Hasta el turista español más analfabeto, si se traslada a cualquier destino asiático bien exótico procura aprenderse de memoria las dos o tres expresiones locales reseñadas en su manoseada guía de viaje. Le parece gracioso emitir, por ejemplo en tagalo, cuatro balbuceos para decir «buen día, gracias, perdón, por favor, un café con leche». En cambio van a Portugal y, armados de la convicción de que su independencia es sólo un error histórico-administrativo, gritan en los restaurantes: «¡Camarero!» Yo los oigo y quiero fundirme, hacerme chiquitito, desaparecer debajo de la mesa.

He visto a directivos de empresas españolas tratar a los empleados de sus sedes lisboetas con un engreimiento imperdonable, cumpliendo la mayor tergiversación propia de los colonos: «puesto que no te entiendo, doy por hecho que eres tonto». ¿No debería ser al revés?

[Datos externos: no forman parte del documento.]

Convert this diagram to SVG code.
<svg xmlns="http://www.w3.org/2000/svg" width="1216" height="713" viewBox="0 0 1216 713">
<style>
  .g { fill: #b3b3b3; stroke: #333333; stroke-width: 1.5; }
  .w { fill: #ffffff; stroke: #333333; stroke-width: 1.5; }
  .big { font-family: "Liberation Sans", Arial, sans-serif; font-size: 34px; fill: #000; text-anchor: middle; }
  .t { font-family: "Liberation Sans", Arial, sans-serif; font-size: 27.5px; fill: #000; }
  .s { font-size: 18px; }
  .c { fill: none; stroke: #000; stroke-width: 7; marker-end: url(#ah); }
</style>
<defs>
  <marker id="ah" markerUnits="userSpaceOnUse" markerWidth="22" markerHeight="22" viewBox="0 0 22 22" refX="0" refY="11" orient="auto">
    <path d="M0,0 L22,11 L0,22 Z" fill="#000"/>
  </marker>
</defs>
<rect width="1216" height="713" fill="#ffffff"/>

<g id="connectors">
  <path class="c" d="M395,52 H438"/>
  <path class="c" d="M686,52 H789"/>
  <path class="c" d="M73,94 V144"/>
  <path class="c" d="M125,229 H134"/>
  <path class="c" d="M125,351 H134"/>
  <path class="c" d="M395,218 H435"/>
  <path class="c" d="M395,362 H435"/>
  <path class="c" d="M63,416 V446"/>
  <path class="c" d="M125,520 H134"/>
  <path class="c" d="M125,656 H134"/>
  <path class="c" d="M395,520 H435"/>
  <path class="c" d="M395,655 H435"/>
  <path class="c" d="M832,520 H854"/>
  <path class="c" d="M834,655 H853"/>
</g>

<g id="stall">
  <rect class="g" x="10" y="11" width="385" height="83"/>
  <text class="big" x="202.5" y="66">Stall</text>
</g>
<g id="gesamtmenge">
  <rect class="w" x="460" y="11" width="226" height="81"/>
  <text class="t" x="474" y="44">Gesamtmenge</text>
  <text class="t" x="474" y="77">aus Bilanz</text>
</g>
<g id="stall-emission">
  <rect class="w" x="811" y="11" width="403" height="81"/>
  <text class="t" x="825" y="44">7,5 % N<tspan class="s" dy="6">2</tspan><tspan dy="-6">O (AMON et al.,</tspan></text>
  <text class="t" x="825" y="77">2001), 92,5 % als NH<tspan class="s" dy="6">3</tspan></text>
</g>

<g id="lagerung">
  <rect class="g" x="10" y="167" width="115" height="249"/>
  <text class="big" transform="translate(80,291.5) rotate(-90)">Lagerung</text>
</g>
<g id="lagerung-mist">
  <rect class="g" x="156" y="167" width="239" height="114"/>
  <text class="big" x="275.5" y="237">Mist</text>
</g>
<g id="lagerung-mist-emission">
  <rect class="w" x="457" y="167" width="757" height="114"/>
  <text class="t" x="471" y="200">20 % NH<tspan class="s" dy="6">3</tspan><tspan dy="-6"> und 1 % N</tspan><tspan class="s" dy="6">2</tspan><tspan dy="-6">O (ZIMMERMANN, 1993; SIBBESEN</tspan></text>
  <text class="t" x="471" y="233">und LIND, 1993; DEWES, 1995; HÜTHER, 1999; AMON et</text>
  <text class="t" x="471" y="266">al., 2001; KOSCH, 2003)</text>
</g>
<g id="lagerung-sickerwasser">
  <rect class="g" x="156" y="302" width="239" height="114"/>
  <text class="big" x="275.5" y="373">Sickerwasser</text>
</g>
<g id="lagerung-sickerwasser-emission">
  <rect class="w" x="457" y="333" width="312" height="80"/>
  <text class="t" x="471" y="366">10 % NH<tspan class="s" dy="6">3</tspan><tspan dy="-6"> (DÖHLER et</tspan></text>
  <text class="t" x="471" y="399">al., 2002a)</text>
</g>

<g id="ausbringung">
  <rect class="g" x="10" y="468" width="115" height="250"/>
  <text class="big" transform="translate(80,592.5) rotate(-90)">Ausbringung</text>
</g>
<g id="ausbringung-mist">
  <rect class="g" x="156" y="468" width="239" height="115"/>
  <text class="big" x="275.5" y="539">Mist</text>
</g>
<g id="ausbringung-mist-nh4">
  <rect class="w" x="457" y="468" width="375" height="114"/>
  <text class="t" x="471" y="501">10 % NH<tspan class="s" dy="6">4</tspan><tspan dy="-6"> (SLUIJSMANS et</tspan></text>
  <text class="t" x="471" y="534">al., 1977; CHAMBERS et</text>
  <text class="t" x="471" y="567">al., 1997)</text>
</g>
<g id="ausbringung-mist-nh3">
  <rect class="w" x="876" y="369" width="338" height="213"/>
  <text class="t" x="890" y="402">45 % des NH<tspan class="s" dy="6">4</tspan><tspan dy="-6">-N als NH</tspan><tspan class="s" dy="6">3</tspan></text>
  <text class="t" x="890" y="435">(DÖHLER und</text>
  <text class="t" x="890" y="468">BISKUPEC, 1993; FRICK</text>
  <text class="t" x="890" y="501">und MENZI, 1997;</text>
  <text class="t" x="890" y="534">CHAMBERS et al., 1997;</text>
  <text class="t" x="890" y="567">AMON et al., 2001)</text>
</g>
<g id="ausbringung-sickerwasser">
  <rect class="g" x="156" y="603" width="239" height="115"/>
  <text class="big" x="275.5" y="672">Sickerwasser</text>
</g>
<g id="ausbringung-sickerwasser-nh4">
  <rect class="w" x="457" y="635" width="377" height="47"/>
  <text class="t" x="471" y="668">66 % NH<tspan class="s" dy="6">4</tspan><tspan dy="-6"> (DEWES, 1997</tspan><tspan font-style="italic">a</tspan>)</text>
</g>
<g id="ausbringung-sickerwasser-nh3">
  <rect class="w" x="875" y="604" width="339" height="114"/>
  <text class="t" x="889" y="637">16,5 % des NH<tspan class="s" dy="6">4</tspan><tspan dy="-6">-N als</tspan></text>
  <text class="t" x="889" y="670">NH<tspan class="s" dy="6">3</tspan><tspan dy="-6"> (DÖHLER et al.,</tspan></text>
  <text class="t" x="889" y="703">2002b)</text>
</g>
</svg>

El desequilibrio en el supuesto interés mutuo es avergonzante. Cualquier escritor español de mediano éxito tiene un editor portugués y, cuando lo invitan a Lisboa para promocionar sus novelas, recibe trato de megaestrella: decenas de periodistas interesados, todos con el libro leído antes de la entrevista. ¿Y a la inversa? Reconozcámoslo: sólo nos interesaba Saramago y quizás, me temo, porque mucha gente creía que era español. El partido del martes era el momento perfecto para hacernos perdonar todas esas culpas. Y sin embargo, la aparición del rostro de Ronaldo en la pantalla, esos labios prietos con los que tal vez mascullara ya por adelantado el escupitajo que lanzaría al terminar el partido, me liberó de toda sensación de culpa y deuda. Me pregunto si a jugadores de tanta profesionalidad como los seleccionados les ocurre algo parecido, si la antipatía del rival acrecienta sus deseos de victoria. Yo incluso llegué a pensar: como nos ganen, impugnamos el partido por alinear a ese tipo tan poco portugués. Espero que me lo perdonen mis amigos lisboetas. Si no, siempre me quedará Buenos Aires. Aunque de eso, con el permiso de Paraguay, hablaremos en la próxima entrega.